Dalam pembenahan BUMN, yang terpenting adalah, bagaimana corporate governance dapat dilaksanakan dengan baik dan benar sehingga mampu merubah budaya kurang baik menjadi sebaliknya. Harus jelas akan dibawa kemana arah BUMN sehingga diperlukan rencana setrategic yang matang. Pelaksanaan manajemen risiko yang baik serta didukung proses control yang transparan.
Di BUMN biasanya penyampaian pendapat masih sangat struktural dan birokratis. Oleh karena itu pemimpin BUMN harus bisa dan bersedia menjadi role model. Harus bisa mengajak bawahan untuk open discussion atau open communication. Komunikasi harus dibuat mengalir, tidak kaku dan tidak terkesan feodal. Perlu challenge karyawan untuk berani mengungkapkan pemikirannya, jangan hanya ABS “asal bapak senang”. Para shareholder harus independen dalam memutuskan siapa yang berhak memimpin BUMN. Shareholder diharapkan dapat menempatkan orang di tempat yang tepat. Kalau memang CEO dinilai tidak layak karena prestasi Perusahaan menurun, shareholder bisa menggantinya tanpa ada rasa takut dari kelompok yang berpengaruh.
Sebaiknya pemimpin BUMN hanya bertanggung jawab pada shareholder. pemimpin BUMN hanya bisa dipanggil pada saat rapat umum pemegang saham. Tidak ada lagi kepentingan DPR memanggil sebagai pimpinan BUMN yang notabene sebagai profesional atau eksekutif dalam BUMN. DPR cukup memanggil pemegang sahamnya saja. Paling tidak, kehadiran pemimpin BUMN hanya sebagai pendukung.
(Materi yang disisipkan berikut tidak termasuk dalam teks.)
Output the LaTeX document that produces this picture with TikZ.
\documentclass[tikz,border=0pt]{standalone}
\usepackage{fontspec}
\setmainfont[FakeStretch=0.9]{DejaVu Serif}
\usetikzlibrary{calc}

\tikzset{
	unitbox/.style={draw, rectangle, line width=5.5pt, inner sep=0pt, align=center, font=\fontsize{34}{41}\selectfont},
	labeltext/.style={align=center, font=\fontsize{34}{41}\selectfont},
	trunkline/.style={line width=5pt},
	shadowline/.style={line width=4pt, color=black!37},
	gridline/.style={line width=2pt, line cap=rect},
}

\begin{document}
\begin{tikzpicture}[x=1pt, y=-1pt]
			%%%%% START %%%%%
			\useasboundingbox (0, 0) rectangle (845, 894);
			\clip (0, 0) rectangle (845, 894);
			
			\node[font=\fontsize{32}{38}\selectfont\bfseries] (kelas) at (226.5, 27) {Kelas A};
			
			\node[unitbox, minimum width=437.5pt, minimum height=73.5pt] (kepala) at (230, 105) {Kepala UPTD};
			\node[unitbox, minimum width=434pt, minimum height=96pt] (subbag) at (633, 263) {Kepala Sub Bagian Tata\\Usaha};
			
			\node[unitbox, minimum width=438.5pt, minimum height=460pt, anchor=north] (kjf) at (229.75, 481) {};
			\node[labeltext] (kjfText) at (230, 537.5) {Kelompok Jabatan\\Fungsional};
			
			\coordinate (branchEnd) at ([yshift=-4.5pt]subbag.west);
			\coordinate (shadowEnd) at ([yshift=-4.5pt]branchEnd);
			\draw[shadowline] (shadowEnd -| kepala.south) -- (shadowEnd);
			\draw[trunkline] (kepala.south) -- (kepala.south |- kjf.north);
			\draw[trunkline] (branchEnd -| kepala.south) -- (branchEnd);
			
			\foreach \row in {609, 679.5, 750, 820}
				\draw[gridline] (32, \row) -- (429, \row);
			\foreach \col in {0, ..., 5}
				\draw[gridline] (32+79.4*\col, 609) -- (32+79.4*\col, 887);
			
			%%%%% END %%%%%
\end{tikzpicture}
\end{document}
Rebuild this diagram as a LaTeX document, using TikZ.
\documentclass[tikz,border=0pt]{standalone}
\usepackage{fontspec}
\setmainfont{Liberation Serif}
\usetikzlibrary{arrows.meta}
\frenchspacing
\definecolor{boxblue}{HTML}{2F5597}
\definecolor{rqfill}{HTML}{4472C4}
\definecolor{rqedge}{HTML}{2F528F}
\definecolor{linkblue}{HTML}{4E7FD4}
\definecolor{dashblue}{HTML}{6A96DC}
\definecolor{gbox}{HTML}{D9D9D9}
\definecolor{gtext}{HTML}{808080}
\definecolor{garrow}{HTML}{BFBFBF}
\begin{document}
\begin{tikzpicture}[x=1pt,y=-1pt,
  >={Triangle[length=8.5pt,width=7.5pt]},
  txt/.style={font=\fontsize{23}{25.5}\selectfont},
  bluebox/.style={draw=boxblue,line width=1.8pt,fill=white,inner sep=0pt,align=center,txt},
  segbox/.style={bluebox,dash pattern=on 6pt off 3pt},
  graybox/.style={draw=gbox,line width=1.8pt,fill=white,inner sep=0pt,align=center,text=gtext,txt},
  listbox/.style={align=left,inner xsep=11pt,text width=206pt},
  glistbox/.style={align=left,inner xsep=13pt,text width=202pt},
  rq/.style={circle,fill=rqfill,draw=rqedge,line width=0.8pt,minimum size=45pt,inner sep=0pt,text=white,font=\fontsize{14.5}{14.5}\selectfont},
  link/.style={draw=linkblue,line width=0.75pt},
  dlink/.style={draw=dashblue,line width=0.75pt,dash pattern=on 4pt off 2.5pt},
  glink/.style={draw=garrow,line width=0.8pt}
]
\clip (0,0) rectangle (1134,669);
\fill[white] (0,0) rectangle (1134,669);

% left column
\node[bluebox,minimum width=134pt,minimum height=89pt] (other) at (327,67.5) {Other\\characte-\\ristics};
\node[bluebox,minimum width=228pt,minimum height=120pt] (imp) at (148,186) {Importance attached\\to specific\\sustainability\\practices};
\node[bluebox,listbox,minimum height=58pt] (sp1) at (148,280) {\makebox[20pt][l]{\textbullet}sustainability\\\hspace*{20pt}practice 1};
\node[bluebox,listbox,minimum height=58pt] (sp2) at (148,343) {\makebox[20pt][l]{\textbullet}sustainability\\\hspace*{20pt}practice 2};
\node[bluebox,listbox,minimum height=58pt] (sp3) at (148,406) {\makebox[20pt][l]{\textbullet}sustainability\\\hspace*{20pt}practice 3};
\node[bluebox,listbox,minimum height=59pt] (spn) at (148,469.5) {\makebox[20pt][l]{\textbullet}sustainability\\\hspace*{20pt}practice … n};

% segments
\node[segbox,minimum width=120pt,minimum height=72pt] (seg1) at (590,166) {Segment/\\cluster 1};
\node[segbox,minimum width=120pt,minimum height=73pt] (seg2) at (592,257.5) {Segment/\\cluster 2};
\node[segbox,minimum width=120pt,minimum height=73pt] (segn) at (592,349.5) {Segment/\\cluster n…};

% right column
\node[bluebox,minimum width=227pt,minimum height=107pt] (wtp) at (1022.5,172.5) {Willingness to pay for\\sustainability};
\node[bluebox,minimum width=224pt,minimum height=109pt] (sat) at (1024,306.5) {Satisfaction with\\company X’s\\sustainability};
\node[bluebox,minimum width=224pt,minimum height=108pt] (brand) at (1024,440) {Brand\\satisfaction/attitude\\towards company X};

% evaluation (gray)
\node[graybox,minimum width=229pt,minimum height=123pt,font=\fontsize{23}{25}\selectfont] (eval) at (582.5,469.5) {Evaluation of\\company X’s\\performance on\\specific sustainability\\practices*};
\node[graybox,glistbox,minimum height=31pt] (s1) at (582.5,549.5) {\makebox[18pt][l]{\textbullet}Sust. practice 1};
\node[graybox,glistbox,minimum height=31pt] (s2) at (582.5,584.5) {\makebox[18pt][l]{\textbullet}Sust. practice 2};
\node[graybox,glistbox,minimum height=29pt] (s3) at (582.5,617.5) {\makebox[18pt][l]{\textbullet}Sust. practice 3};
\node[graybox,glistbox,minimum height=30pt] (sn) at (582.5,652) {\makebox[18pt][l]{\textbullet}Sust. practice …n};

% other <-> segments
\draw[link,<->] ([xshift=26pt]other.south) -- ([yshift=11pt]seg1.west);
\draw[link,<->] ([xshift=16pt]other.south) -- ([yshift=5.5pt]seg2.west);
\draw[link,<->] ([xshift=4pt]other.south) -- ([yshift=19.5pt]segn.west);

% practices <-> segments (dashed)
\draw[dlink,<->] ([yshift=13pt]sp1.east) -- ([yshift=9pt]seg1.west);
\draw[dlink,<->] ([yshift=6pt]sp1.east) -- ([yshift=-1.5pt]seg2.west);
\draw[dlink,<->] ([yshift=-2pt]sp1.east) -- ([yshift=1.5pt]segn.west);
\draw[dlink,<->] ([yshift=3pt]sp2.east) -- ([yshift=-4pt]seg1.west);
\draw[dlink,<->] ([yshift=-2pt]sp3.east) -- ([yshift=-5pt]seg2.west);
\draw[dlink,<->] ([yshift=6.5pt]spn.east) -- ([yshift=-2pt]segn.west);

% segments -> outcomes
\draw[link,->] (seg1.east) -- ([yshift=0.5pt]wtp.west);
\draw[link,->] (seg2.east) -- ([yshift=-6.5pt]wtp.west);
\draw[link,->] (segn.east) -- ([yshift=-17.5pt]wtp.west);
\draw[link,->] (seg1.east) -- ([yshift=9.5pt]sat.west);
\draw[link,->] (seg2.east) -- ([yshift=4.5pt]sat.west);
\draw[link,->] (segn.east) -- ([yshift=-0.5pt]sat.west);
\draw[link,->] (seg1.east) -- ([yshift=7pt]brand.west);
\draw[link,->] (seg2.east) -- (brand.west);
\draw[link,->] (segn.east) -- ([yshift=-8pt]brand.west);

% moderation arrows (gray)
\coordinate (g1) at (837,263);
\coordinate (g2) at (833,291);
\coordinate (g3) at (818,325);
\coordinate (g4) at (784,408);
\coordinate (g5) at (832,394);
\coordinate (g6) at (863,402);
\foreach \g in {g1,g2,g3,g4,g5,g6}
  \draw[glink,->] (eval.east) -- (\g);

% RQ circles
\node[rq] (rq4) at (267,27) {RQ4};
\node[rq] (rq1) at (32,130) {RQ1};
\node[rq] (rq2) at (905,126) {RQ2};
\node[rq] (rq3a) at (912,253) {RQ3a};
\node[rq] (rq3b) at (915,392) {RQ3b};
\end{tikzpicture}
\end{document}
Dalam hal kepintaran dan kecerdasan sebenarnya SDM BUMN tidak kalah dari orang-orang swasta. Namun yang terpenting adalah bagaimana membuka cara berpikir mereka agar menonjol jiwa entrepreneurship, profesionalisme, dan menjunjung tinggi budaya kerja good corporate governance.
Bukan eranya surat-surat sakti beredar dan merecoki proses kerja BUMN. Terlalu banyak kepentingan yang ingin ikut bermain di dalamnya. Apalagi di BUMN besar dengan potensi aset luar biasa, sangat rentan, sebab banyak pihak yang merasa berkepentingan.
Yang terpenting adalah pembenahan di BUMN harus dilandasi semangat yang sama untuk berubah. Komitmen dan konsistensi melaksanakan GCG tidak hanya sekedar formalitas dan kepatuhan namun dapat dilaksanakan atas dasar kebutuhan untuk memperbaiki diri. Perlu diberikan kesempatan creating and adding value plus getting profit kepada BUMN, sehingga visi dan misi BUMN dapat dicapai secara kongkrit. Harapannya adalah sebagai agent pembangunan, BUMN mampu bekerja secara efisien, efektif, profesional, mampu berdiri sendiri dan dapat bersaing dalam percaturan bisnis internasional. Keberadaan BUMN tidak boleh menggerogoti keuangan negara namun justru bermanfaat bagi masyarakat dan perekonomian bangsa.